→ **DATA TO USE**:
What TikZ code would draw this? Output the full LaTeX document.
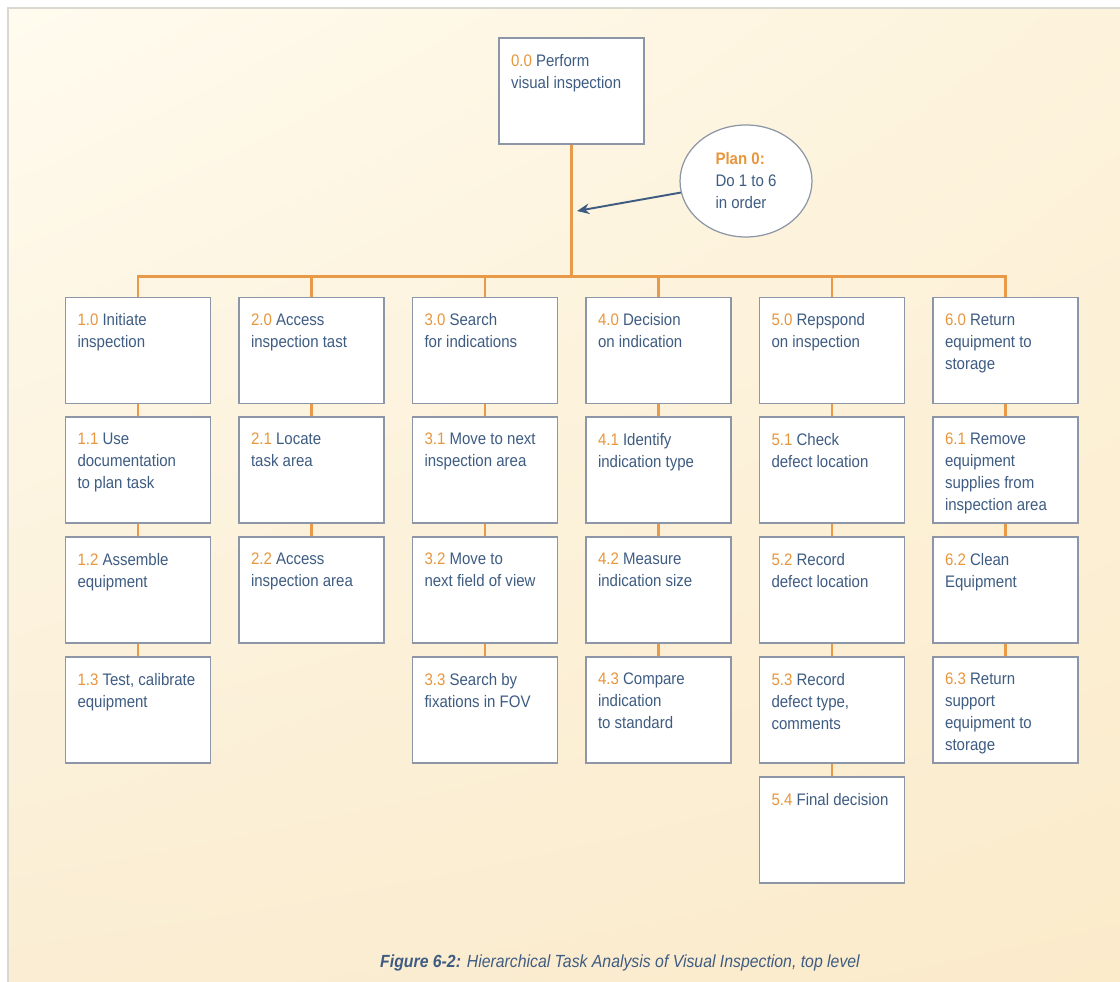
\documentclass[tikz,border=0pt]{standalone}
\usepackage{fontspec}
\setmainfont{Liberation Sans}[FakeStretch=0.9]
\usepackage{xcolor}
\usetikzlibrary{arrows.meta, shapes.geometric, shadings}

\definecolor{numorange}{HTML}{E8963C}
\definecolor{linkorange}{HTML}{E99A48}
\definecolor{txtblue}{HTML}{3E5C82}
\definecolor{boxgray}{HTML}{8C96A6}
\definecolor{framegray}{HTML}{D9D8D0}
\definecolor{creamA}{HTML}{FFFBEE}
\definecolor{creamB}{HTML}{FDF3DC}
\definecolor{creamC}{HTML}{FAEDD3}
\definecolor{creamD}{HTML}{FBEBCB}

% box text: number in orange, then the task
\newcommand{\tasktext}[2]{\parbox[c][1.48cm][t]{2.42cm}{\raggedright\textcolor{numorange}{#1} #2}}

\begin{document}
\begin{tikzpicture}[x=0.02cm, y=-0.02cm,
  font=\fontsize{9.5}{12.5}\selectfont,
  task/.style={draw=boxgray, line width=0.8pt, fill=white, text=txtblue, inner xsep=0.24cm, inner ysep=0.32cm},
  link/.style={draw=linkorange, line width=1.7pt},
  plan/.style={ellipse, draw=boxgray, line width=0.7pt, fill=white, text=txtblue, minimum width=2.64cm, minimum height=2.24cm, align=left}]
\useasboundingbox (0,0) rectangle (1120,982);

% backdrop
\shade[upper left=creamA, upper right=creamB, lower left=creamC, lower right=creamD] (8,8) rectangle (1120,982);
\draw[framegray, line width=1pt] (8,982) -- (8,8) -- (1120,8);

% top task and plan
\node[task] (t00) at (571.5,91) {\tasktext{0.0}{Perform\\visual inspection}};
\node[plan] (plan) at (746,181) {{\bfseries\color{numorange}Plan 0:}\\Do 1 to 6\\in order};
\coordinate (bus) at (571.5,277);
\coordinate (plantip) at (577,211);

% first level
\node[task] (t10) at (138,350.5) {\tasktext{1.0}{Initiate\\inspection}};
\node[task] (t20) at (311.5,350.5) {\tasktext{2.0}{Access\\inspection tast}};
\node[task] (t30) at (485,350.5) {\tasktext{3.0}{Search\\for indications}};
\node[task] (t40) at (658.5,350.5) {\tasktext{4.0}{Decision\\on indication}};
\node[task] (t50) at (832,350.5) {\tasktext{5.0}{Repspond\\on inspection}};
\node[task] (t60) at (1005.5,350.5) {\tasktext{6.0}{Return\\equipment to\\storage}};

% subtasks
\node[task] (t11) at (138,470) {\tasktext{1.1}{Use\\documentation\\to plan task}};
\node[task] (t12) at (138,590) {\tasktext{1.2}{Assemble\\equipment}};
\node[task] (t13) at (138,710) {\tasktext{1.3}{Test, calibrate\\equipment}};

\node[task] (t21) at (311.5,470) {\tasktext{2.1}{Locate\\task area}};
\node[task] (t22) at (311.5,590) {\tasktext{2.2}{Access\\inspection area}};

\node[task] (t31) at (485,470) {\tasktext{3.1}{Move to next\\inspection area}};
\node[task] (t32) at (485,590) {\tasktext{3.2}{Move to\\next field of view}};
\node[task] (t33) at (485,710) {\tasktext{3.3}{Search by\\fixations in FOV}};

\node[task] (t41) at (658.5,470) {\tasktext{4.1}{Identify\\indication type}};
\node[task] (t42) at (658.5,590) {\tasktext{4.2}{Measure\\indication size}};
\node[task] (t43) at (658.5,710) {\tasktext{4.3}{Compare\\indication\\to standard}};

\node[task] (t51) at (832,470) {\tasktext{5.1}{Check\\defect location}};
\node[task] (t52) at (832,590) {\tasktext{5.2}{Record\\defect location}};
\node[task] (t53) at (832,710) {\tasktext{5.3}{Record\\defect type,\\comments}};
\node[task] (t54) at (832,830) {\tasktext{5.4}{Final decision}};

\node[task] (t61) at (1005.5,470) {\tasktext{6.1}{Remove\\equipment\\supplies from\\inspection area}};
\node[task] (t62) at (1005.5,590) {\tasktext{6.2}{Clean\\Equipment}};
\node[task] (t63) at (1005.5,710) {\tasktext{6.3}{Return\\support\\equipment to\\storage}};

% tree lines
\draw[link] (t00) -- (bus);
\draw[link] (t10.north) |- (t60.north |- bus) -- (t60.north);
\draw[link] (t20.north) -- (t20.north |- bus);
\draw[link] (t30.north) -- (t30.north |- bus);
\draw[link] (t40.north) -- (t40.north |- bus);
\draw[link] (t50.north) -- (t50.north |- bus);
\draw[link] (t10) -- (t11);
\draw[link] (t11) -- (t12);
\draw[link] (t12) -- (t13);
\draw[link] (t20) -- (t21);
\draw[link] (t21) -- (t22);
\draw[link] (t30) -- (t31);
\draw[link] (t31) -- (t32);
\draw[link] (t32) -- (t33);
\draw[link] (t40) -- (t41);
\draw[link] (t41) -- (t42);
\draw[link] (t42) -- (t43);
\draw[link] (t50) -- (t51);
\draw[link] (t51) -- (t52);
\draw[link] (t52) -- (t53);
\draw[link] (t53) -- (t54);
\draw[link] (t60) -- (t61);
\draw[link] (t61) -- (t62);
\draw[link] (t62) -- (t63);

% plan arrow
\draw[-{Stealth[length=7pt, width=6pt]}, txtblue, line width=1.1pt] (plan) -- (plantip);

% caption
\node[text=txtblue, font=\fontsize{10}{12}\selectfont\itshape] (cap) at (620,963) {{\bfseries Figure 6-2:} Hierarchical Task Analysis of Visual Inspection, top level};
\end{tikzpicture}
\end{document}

---

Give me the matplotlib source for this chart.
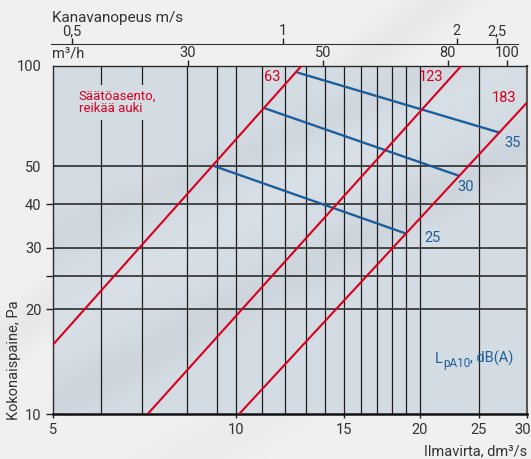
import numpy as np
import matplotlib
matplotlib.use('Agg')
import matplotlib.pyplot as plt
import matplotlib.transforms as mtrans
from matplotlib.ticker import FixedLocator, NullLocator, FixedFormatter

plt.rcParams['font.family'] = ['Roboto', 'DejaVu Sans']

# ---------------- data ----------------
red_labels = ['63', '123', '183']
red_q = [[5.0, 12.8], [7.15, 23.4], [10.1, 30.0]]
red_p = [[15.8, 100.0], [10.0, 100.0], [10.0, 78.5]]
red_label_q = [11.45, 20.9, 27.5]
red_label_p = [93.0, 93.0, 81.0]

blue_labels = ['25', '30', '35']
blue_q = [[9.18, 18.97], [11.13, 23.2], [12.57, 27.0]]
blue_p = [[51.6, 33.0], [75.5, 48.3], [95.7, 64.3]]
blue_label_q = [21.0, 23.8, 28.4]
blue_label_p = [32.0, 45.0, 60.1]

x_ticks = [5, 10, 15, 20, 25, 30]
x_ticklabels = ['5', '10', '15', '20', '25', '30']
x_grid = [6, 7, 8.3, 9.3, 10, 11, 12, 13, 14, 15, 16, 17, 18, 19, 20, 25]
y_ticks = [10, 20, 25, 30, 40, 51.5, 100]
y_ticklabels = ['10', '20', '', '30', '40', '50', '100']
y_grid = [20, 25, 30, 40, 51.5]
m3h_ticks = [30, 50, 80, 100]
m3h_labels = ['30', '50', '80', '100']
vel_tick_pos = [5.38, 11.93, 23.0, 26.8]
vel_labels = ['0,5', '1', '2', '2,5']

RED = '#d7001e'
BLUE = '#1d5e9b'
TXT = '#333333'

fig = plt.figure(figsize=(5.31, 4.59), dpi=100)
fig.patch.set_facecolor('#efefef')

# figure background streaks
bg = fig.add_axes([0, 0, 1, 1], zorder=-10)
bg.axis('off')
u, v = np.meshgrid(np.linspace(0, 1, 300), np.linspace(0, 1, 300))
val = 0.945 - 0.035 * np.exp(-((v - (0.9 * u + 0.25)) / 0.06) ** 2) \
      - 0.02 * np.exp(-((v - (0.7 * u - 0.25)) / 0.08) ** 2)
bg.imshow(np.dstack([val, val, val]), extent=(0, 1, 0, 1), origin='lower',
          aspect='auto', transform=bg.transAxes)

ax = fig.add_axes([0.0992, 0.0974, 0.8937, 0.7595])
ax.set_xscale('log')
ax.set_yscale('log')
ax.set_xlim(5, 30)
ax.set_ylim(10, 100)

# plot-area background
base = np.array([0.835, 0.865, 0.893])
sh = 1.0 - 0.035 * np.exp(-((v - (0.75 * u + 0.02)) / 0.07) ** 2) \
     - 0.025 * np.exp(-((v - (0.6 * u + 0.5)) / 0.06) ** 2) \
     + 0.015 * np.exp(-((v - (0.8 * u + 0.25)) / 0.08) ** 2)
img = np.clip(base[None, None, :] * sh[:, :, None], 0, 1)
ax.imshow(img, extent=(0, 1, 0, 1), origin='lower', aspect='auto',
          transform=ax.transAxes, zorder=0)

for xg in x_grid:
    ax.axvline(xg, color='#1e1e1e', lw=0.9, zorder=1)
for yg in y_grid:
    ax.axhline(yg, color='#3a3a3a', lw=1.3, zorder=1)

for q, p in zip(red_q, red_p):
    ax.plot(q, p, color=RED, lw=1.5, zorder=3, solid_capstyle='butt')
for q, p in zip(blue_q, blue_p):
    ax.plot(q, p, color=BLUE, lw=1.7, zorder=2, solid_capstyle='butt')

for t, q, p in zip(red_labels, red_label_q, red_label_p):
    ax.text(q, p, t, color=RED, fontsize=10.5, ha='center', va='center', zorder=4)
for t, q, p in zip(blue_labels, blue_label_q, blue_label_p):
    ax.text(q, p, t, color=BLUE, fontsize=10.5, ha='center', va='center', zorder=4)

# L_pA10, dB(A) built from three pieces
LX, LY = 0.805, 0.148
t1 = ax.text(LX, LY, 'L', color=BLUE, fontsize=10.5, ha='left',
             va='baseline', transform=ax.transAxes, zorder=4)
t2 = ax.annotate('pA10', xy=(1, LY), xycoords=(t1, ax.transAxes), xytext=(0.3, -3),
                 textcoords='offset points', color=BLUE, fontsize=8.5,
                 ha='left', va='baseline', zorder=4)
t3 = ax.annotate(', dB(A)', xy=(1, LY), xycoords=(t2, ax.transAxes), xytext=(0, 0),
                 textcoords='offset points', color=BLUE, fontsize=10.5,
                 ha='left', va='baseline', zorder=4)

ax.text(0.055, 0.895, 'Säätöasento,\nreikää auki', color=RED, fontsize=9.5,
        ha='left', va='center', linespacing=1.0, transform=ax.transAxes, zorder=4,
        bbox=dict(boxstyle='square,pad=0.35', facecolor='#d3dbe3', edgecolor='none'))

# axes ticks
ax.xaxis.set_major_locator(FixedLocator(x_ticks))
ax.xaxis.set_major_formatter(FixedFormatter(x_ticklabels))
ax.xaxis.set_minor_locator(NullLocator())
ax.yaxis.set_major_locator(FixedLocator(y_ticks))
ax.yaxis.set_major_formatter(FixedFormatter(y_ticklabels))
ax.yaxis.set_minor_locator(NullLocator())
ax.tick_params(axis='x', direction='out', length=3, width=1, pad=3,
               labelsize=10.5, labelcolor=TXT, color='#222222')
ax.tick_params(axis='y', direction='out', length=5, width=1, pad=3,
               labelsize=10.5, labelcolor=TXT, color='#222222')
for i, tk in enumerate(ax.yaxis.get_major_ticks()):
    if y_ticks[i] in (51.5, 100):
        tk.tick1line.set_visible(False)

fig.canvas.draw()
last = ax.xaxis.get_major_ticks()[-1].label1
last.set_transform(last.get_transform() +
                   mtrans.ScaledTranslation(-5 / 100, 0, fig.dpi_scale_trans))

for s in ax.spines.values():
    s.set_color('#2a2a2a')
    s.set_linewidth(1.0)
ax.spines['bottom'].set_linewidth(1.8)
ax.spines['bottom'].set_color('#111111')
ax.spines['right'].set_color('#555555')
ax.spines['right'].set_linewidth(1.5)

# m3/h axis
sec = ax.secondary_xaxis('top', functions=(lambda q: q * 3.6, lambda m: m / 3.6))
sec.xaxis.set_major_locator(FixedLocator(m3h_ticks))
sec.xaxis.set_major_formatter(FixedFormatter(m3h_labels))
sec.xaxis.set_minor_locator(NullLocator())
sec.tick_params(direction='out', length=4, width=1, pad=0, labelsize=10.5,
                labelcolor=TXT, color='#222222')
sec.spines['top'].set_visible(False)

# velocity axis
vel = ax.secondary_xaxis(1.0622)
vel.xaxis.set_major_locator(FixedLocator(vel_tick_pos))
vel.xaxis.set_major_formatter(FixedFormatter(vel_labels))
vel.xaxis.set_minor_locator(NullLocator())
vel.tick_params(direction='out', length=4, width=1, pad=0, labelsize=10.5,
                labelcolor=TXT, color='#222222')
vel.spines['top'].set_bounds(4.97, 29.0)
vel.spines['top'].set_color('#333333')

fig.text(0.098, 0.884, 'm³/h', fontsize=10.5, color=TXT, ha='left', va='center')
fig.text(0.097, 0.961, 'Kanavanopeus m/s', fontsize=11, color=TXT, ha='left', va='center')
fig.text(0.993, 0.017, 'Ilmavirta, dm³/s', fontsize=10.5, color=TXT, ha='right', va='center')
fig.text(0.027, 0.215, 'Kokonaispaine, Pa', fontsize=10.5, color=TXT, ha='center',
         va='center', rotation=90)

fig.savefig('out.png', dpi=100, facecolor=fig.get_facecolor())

→ **TASK REQUIREMENTS**: From the listing above, restate verbatim the lines running from the one with "Give me the matplotlib source for this chart." through the one with "blue_label_p = [32.0, 45.0, 60.1]", inclusive, but not the pictures.

→ **FINISHED EXERCISE**:
Give me the matplotlib source for this chart.
import numpy as np
import matplotlib
matplotlib.use('Agg')
import matplotlib.pyplot as plt
import matplotlib.transforms as mtrans
from matplotlib.ticker import FixedLocator, NullLocator, FixedFormatter

plt.rcParams['font.family'] = ['Roboto', 'DejaVu Sans']

# ---------------- data ----------------
red_labels = ['63', '123', '183']
red_q = [[5.0, 12.8], [7.15, 23.4], [10.1, 30.0]]
red_p = [[15.8, 100.0], [10.0, 100.0], [10.0, 78.5]]
red_label_q = [11.45, 20.9, 27.5]
red_label_p = [93.0, 93.0, 81.0]

blue_labels = ['25', '30', '35']
blue_q = [[9.18, 18.97], [11.13, 23.2], [12.57, 27.0]]
blue_p = [[51.6, 33.0], [75.5, 48.3], [95.7, 64.3]]
blue_label_q = [21.0, 23.8, 28.4]
blue_label_p = [32.0, 45.0, 60.1]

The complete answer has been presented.